Bit Strings
Your task is to calculate the number of bit strings of length \(n\).
A bit string is a sequence of \(n\) characters, each of which is either 0 or 1.
For example, if \(n = 3\), the bit strings are [000, 001, 010, 011, 100, 101, 110, 111], so there are \(8\) such strings.
Input:
- A single integer \(n\).
Output:
- Print the total number of bit strings of length \(n\), modulo \(10^9 + 7\).
Constraints:
- \(1 \le n \le 10^6\)
Example:
Input:
3
Output:
8
Solution
Each of the \(n\) positions in the bit string has 2 independent choices: 0 or 1. So, by the rule of product, the number of bit strings is \(2^n\). We must print this value modulo \(M = 10^9 + 7\).
We can compute \(2^n \bmod M\) sequentially with a simple loop:
Start with
ans = 1.Repeat
ntimes:\(\text{ans} = (2 \cdot \text{ans}) \bmod M.\)
After \(n\) iterations, ans equals \(2^n \bmod M\).

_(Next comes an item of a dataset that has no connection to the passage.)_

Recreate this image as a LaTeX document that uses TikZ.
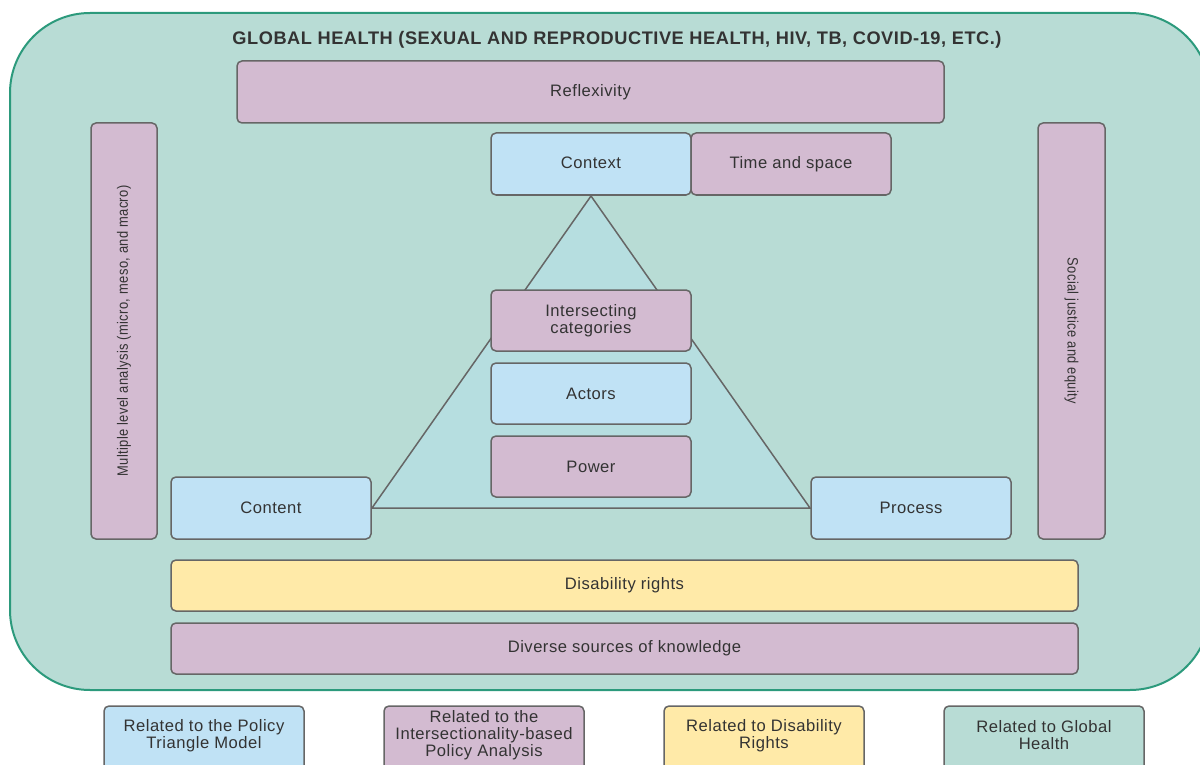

This runs in \(O(n)\) time. Since \(n \le 10^6\), a loop with \(10^6\) iterations is easily within the time limit.
Sequential idea:
Initialize ans = 1
for i = 1 to n:
ans = (ans * 2) % M
output ans
#include <iostream>
using namespace std;
const long long MOD = 1000000007LL;
int main() {
ios::sync_with_stdio(false);
cin.tie(nullptr);
long long n;
cin >> n;
long long ans = 1;
for (long long i = 0; i < n; ++i) {
ans = (ans * 2) % MOD;
}
cout << ans << "\n";
return 0;
}For this problem, an \(O(n)\) loop is fast enough. In problems where \(n\) can be much larger (e.g., up to \(10^{18}\)), we cannot loop \(n\) times.
In those cases, we should use binary (fast) modular exponentiation to compute \(2^n \bmod M\) in \(O(\log n)\) time instead of \(O(n)\).